I spent my early childhood in El Paso, Texas.
We lived in the desert, literally. If you stood on our front porch and looked
across the street, there was sand and cactus and horned toads and tumbleweeds.
Desert as far as you could see. Or at least as far as a small boy could see.
Sometimes I would say to my mother, “I’m going to play in the desert, okay?”
This seemed to me to be a perfectly normal thing for a boy to say.
This is the jumbled story of things that can
happen to a small boy in the desert.
Coyotes ate my dog once. We had a little beagle
named Missy. One night she heard wild yips, yelps, and howls, in the desert
night. She went to investigate and never came back. I hear that coyotes like to
eat dogs and cats. They’re easy prey, and wild animals do not have the luxury of
being sporting.
My little brother drank desert sand in El Paso.
We had glasses and were pretending that we were pouring Kool-Aid into them, only
we were pouring sand. The girl from next door and I pretended to drink, but my
little brother thought we really were drinking, so he tossed back a full
mouthful of sand. I remember him crying and sticking his tongue out. It looked
like one of those doughnuts that are rolled in cinnamon and sugar.
There was a huge canyon in the desert across
the street. At least it seemed huge to me. If I stood on the edge and looked
down into it, it would make my groin and stomach tingle. Later I learned that
this was simply an arroyo, a dry gully or creek. The drop was probably no more
than ten feet. But I spent the entire time we lived there terrified of falling
into the arroyo because I heard that a boy named Chuck went over the edge in
roller skates. What he was doing in the desert wearing roller skates was never
made clear to me. But I remember the idea of falling with heavy boots and wheels
on your feet was something so terrible that it haunted me until we finally
moved.
My great-grandmother once visited from East
Texas where my parents grew up. She brought grapefruit because she and my
grandfather thought grapefruit was one of the greatest miracles and joys in
life. They talked a lot about grapefruit and made special trips to places where
you could buy it. I don’t think they had much fruit when they were kids, so it
was still a wondrous thing to them. One morning I was pushing a small car around
on the floor, and I went into the bathroom on my hands and knees, only to be
stopped dead in my tracks by my great-grandmother’s toenails. I ran to my room,
utterly horrified by what I had seen.
Years later I could still remember her
toenails. My memory was that you could lift up her big toenail and there was a
secret place underneath it, like a little pillbox. The secret place was divided
into two sections by a membranous wall of skin. I became convinced that we all
had a space like this under our toenails, but most of our toenail lids were
stuck shut for some reason. I used to daydream about what I could hide in my big
toe if I could only find a way to pry open the lid without it hurting so much.

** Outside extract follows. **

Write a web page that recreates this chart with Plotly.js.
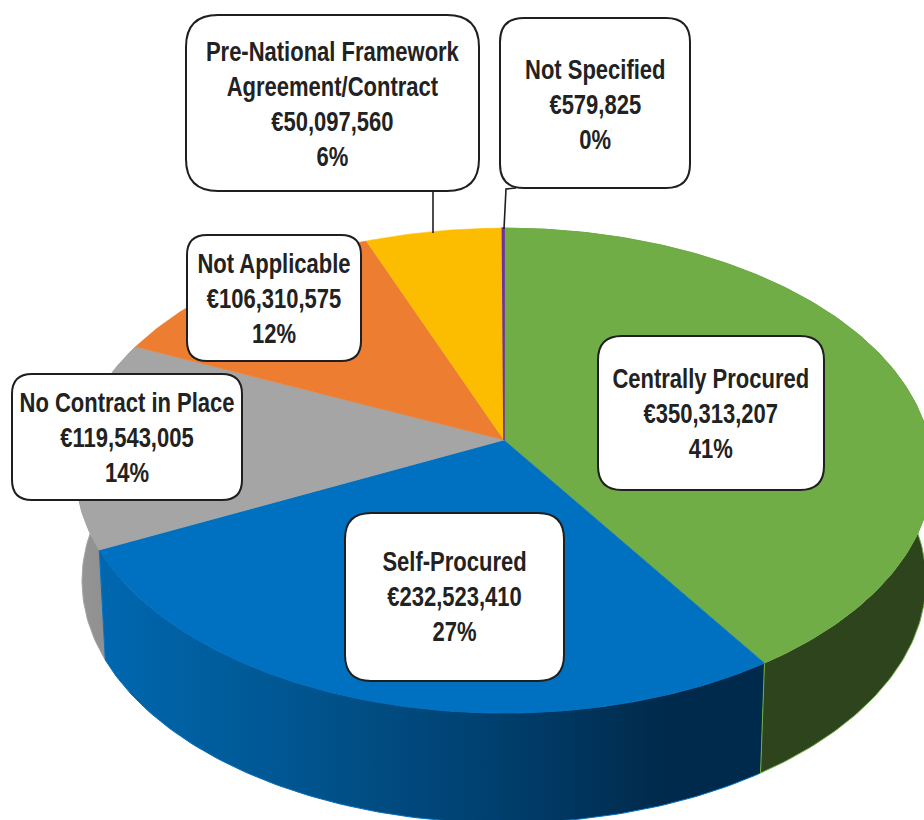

When I finally got old enough to understand
that our toes aren’t hollow, I also realized that the membrane toe-space divider
of my memory looked exactly like the limp membranes of a grapefruit that are
left after the meat has been eaten. Obviously our childhood memories, dreams,
and reflections have a way of getting a little jumbled.
In kindergarten, I fell in love with a
black-haired, brown-skinned girl named Carmen. I loved her because she colored
in the lines better than anyone else. When she used crayons she pressed them
lightly on the paper, and all of her strokes went the same way. She didn’t push
down hard with her crayons and scribble every which way. That was when I came to
understand that you shouldn’t color with a crayon held tightly in your fist. You
should hold it lightly and at an angle. Carmen taught me that, and I loved her
for it. I used to imagine her face, smiling and confident, and her arm moving
back and forth over a piece of paper.
Four years later another girl named Carmen
became the first kid I ever knew who died. We came to school on Monday morning to find our teacher crying at her desk. She told us that Carmen’s family had
been in a car accident and that she had died. Her empty desk sat there in our
class, haunting us. I couldn’t keep from staring at it. One little boy who was
always mean said, “Oh well, I guess her batteries just ran down.” It made me
feel sick when he said that. He was a pretty unhappy boy, as I recall.

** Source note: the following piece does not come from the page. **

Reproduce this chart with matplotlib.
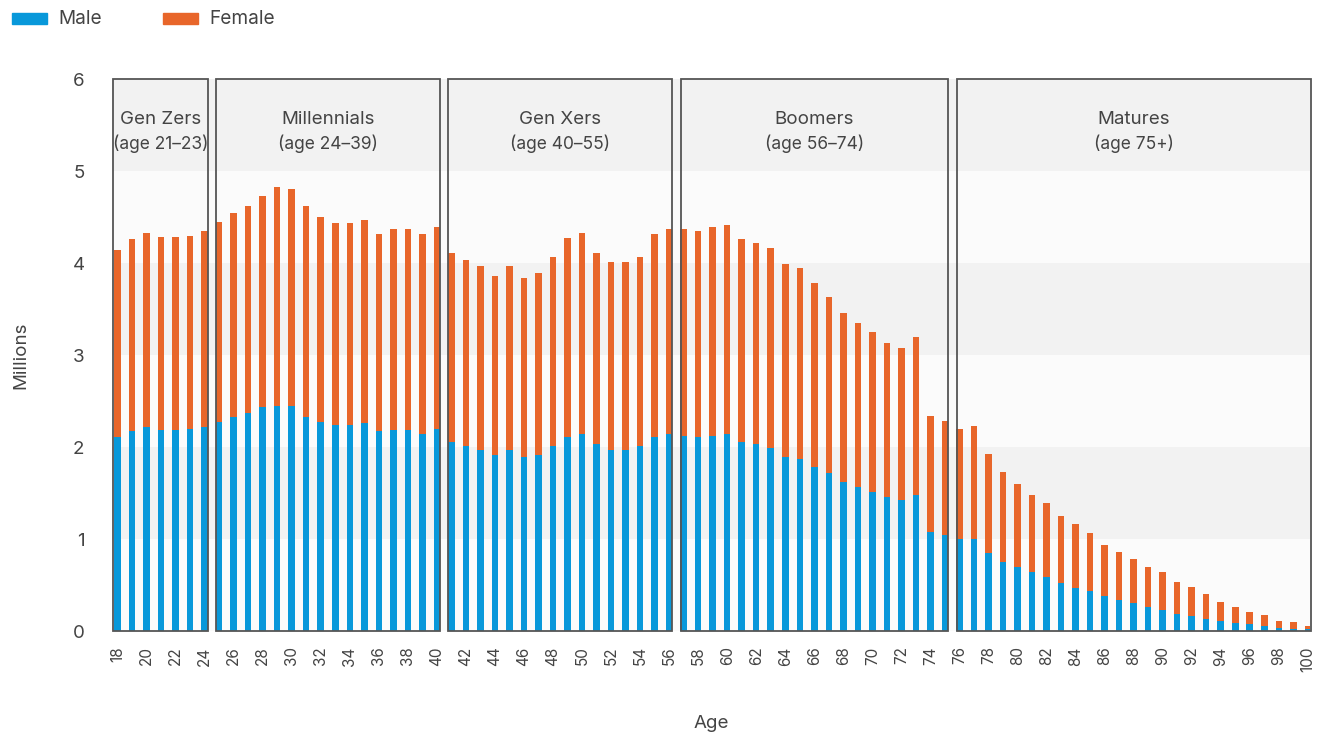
import numpy as np
import matplotlib
matplotlib.use('Agg')
from matplotlib import pyplot as plt
from matplotlib.patches import Rectangle

plt.rcParams['font.family'] = ['Inter', 'DejaVu Sans']

ages = np.arange(18, 101)

# total population (millions) by single year of age
total = [4.14, 4.26, 4.33, 4.28, 4.28, 4.29, 4.35,
         4.45, 4.54, 4.62, 4.73, 4.83, 4.80, 4.62, 4.50, 4.43, 4.43, 4.47, 4.32, 4.37, 4.37, 4.32, 4.39,
         4.105, 4.03, 3.97, 3.86, 3.97, 3.84, 3.895, 4.065, 4.275, 4.33, 4.105, 4.01, 4.01, 4.065, 4.315, 4.37,
         4.37, 4.35, 4.39, 4.41, 4.26, 4.22, 4.16, 3.99, 3.95, 3.78, 3.63, 3.455, 3.345, 3.25, 3.135, 3.075, 3.195, 2.335, 2.28,
         2.20, 2.225, 1.92, 1.73, 1.60, 1.48, 1.39, 1.255, 1.16, 1.065, 0.93, 0.855, 0.78, 0.70, 0.645,
         0.53, 0.475, 0.40, 0.32, 0.265, 0.207, 0.17, 0.112, 0.095, 0.054]

male = [2.105, 2.17, 2.22, 2.185, 2.185, 2.20, 2.22,
        2.275, 2.33, 2.37, 2.43, 2.45, 2.45, 2.33, 2.275, 2.24, 2.24, 2.26, 2.17, 2.185, 2.185, 2.145, 2.20,
        2.05, 2.01, 1.97, 1.91, 1.97, 1.895, 1.91, 2.01, 2.105, 2.145, 2.03, 1.97, 1.97, 2.01, 2.105, 2.145,
        2.125, 2.105, 2.125, 2.145, 2.05, 2.03, 1.99, 1.895, 1.875, 1.78, 1.72, 1.62, 1.565, 1.51, 1.46, 1.42, 1.48, 1.08, 1.04,
        1.00, 1.00, 0.85, 0.755, 0.70, 0.645, 0.587, 0.525, 0.47, 0.435, 0.377, 0.337, 0.30, 0.26, 0.225,
        0.19, 0.167, 0.13, 0.11, 0.09, 0.073, 0.054, 0.036, 0.018, 0.018]

female = np.array(total) - np.array(male)

gen_names = ['Gen Zers', 'Millennials', 'Gen Xers', 'Boomers', 'Matures']
gen_ranges = ['(age 21\u201323)', '(age 24\u201339)', '(age 40\u201355)', '(age 56\u201374)', '(age 75+)']
gen_first = [18, 25, 41, 57, 76]
gen_last = [24, 40, 56, 75, 100]

male_color = '#0898da'
female_color = '#e8662a'
text_color = '#444444'

fig = plt.figure(figsize=(13.28, 7.35), dpi=100)
ax = fig.add_axes([112.3 / 1328, 1 - 631 / 735, (1310 - 112.3) / 1328, (631 - 79) / 735])
x_left = 17.64
ax.set_xlim(x_left, 100.15)
ax.set_ylim(0, 6)

# alternating background bands
for lo in range(6):
    ax.axhspan(lo, lo + 1, color='#f2f2f2' if lo % 2 == 1 else '#fbfbfb', zorder=0, lw=0)

ax.bar(ages, male, width=0.45, color=male_color, zorder=2, label='Male')
ax.bar(ages, female, bottom=male, width=0.45, color=female_color, zorder=2, label='Female')

# generation boxes
for i, (name, rng, a0, a1) in enumerate(zip(gen_names, gen_ranges, gen_first, gen_last)):
    x0 = x_left + 0.02 if i == 0 else a0 - 0.2
    x1 = a1 + 0.22
    ax.add_patch(Rectangle((x0, 0), x1 - x0, 6, fill=False, edgecolor='#555555',
                           lw=1.3, zorder=3, clip_on=False))
    xc = (x0 + x1) / 2
    ax.text(xc, 5.565, name, ha='center', va='center', fontsize=13.5, color=text_color, zorder=4)
    ax.text(xc, 5.3, rng, ha='center', va='center', fontsize=12.5, color=text_color, zorder=4)

for s in ax.spines.values():
    s.set_visible(False)

ax.set_xticks(np.arange(18, 101, 2))
ax.set_xticklabels([str(a) for a in range(18, 101, 2)], rotation=90, fontsize=11, color=text_color)
ax.set_yticks(range(7))
ax.set_yticklabels([str(v) for v in range(7)], fontsize=13.5, color=text_color)
ax.tick_params(axis='both', length=0)
ax.tick_params(axis='x', pad=11)
ax.tick_params(axis='y', pad=20)

ax.set_xlabel('Age', fontsize=13.5, color=text_color, labelpad=31)
ax.set_ylabel('Millions', fontsize=13.5, color=text_color, labelpad=31)

# legend drawn at top-left
fig.patches.append(Rectangle((12 / 1328, 1 - 24 / 735), 35 / 1328, 11 / 735,
                             transform=fig.transFigure, color=male_color))
fig.text(58 / 1328, 1 - 19.5 / 735, 'Male', fontsize=13.7, color=text_color, va='center')
fig.patches.append(Rectangle((163 / 1328, 1 - 24 / 735), 35 / 1328, 11 / 735,
                             transform=fig.transFigure, color=female_color))
fig.text(209 / 1328, 1 - 19.5 / 735, 'Female', fontsize=13.7, color=text_color, va='center')

fig.savefig('out.png', dpi=100)
plt.close()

That afternoon I walked by Carmen’s house on
the way home from school. I stood on the sidewalk staring at the front of her
house until someone came out and asked what I wanted. I didn’t know what to say,
so I turned and ran. After that I walked home a different way.
El Paso is the only city in Texas with mountains nearby. Sometimes my parents would take us up into the mountains to
beautiful places where you saw how the desert would look if there were no people
and houses. Just natural desert, brutal, stark, and beautiful.
There is an arid joy that comes when you learn
to feel the beauty of the desert. It is a joy without frills or margins. An
empty canteen or a cactus can take this joy away in an instant, but if you are
safe and have time to look and feel, the part of your brain that is at the base
of your skull can love the clarity of the desert. You can love the dry air and
the way the temperature drops at night. You can love the harshness of it. You
can even love the coyotes and all the hard and mysterious things that define our
lives. All the things that we never, ever forget.